KW18

Weggespült

Martina Caluoris Lyrikband «Ich weine am liebsten in Klos» traut sich wohl selbst nicht ganz über den Weg.

Von Luana Sarbacher
30. April 2024

Kurze unbetitelte Einträge, meistens nur ein paar Zeilen lang, die an Notizen aus einem Tagebuch erinnern. Martina Caluori spürt in ihrem neuen Lyrikband Ich weine am liebsten in Klos dem Abschied von einem geliebten Menschen nach. Handlung gibt es eigentlich keine, vielmehr werden kleine Bilder geschaffen, auf jeder Seite ein neues, dazwischen viel weisse Leere. Und doch gelingt es der Autorin, einen erzählerischen Bogen zu spannen, so lässt das trauernde Ich im letzten Eintrag das verlorene Du gehen und zieht wortwörtlich weiter in eine neue Stadt.

Wässrige Trauer

Dabei ist Trauer stets mit Flüssigkeit verbunden, überall fliesst, tropft es oder etwas wird weggespült. «Die Trauer, verflüssigt in Gin», das Meer «schreit» und das Ich weint «am liebsten in Klos». Caluori macht deutlich: Verlust hinterlässt Leerstellen, Verlust bedeutet eben genau das Auflösen von Form. Und so scheint der Text selbst ebenfalls zu fliessen und zu tropfen, statt einer fixen Form zu folgen, versucht die Bewegung des Trauerns performativ zum Ausdruck zu bringen. Dazu passt auch der Gedankenstrich, welcher fast schon inflationär eingesetzt wird.

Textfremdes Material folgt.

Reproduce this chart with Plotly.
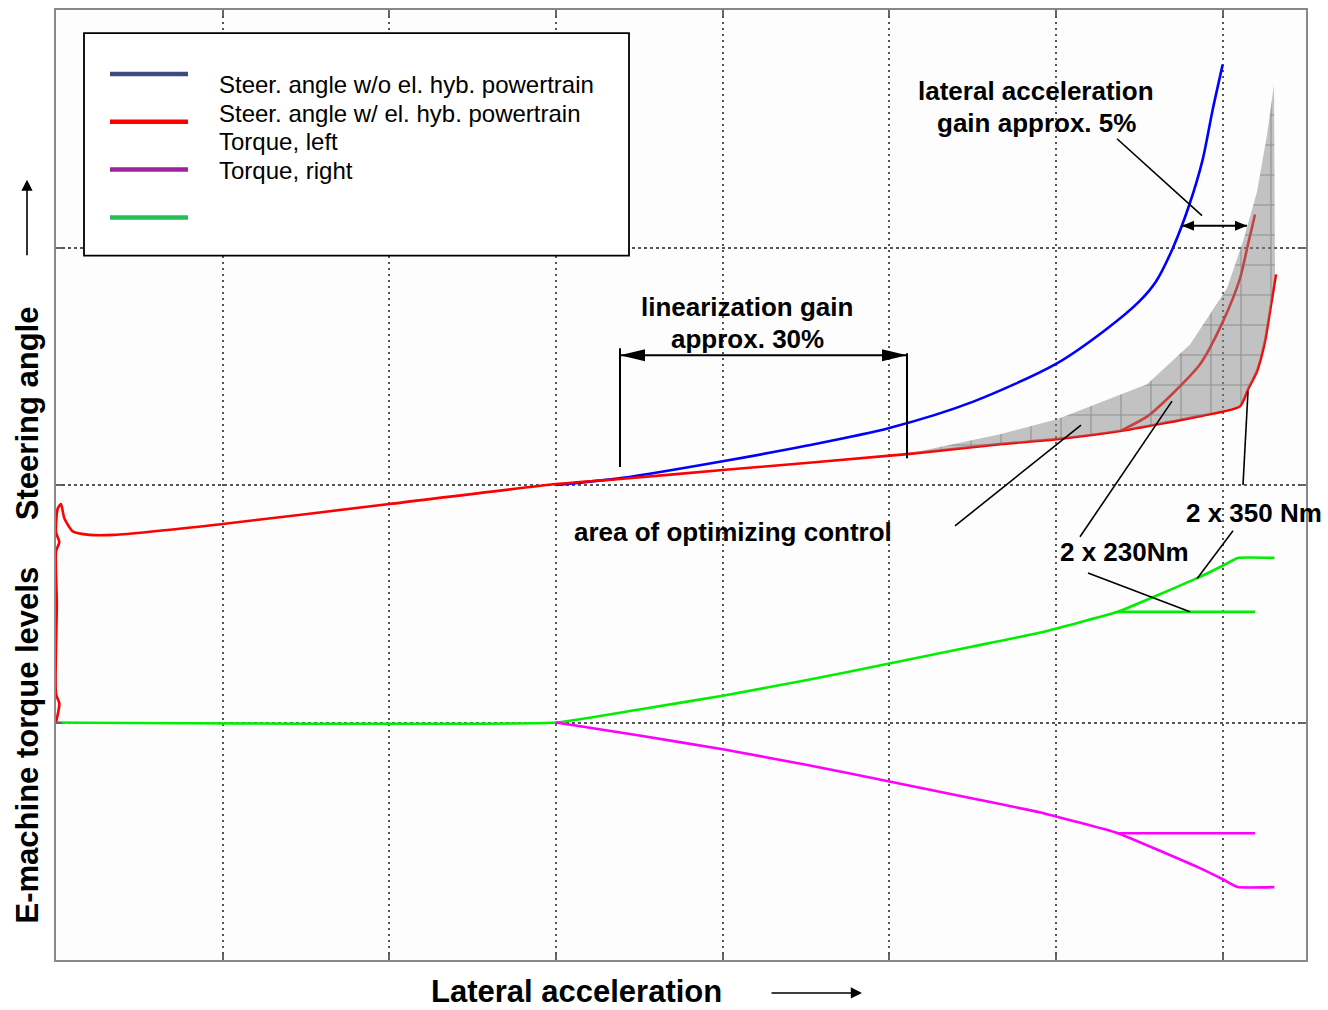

In dieser Form(-losigkeit) des Textes wird erkennbar, hier will keine Geschichte erzählt, sondern vielmehr ein Gefühl vermittelt werden. Das gelingt Caluori zu einem grossen Teil mit den vielen Leerstellen und originellen Bildern. So wird das Ich von einer Schaufensterpuppe geküsst und findet Zuflucht in deren Gesellschaft. Und auf den ersten Blick sinnlos wirkende Sätze wie «Ich wünschte, ich passte in das Kühlschrankfach» lösen beim Lesen plötzlich etwas aus, geben dem Unbenennbaren einen Ausdruck. Jedoch hält sich dieses Vorhaben nicht durch alle Texte. Klischees werden auch ausgespielt, mehr als einmal hat man den Eindruck, einem Kalenderspruch zu begegnen und wird an diesen Stellen rausgerissen.

Zur Autorin

Martina Caluori, Jahrgang 1985, studierte Publizistik und Filmwissenschaften und lebt als Autorin in Chur und Zürich. 2019 erschien ihr Lyrikdebüt «Frag den Moment», 2021 in Co-Autorenschaft mit Lea Catrina, «Öpadia – A Novella us Graubünda», 2022 ihr Kurzprosadebüt «Weisswein zum Frühstück» und 2023 ihr Lyrikband «Ich weine am liebsten in Klos». 2022 wurde sie mit dem literarischen Werkbeitrag der Stadt Chur ausgezeichnet.

Multimedialer Overkill

Während diese Brüche noch verkraftbar sind, wird die von den Wortminiaturen ansonsten sehr schön evozierte Stimmung hingegen von einem multimedialen Experiment auf die Probe gestellt. Denn Ich weine am liebsten in Klosist ein Buch, das zwei Medien vereint: Noch bevor der Text beginnt, steht ein QR-Code auf der ersten Seite. Dieser führt zu einem Audio-Track, in dem sich Martina Caluoris Texte mit der Musik von Marcel Gschwend (aka Bit Tuner) verbinden, während man im Buch mitliest. Eine Idee, die durchaus Potential hätte, hier jedoch nicht funktioniert. Gschwends Musik erinnert eher an Sci-Fi und Weltall und nimmt durch ihre Kälte den feinfühligen Worten Caluoris die Emotionen. So verliert die beim reinen Lesen entstehende Atmosphäre durch den Soundtrack an Wirkung. Gemeinsam mit dem T-Shirt, das es als Merchandise zum Buch zu kaufen gibt, wirkt das Projekt eher wie der Versuch, ein vermeintlich überholtes Medium attraktiver zu machen. Stattdessen hätte man wohl lieber auf die Kraft der Worte vertraut.

Martina Caluori: Ich weine am liebsten in Klos. 128 Seiten. Zürich: lectorbooks 2023, 26 CHF.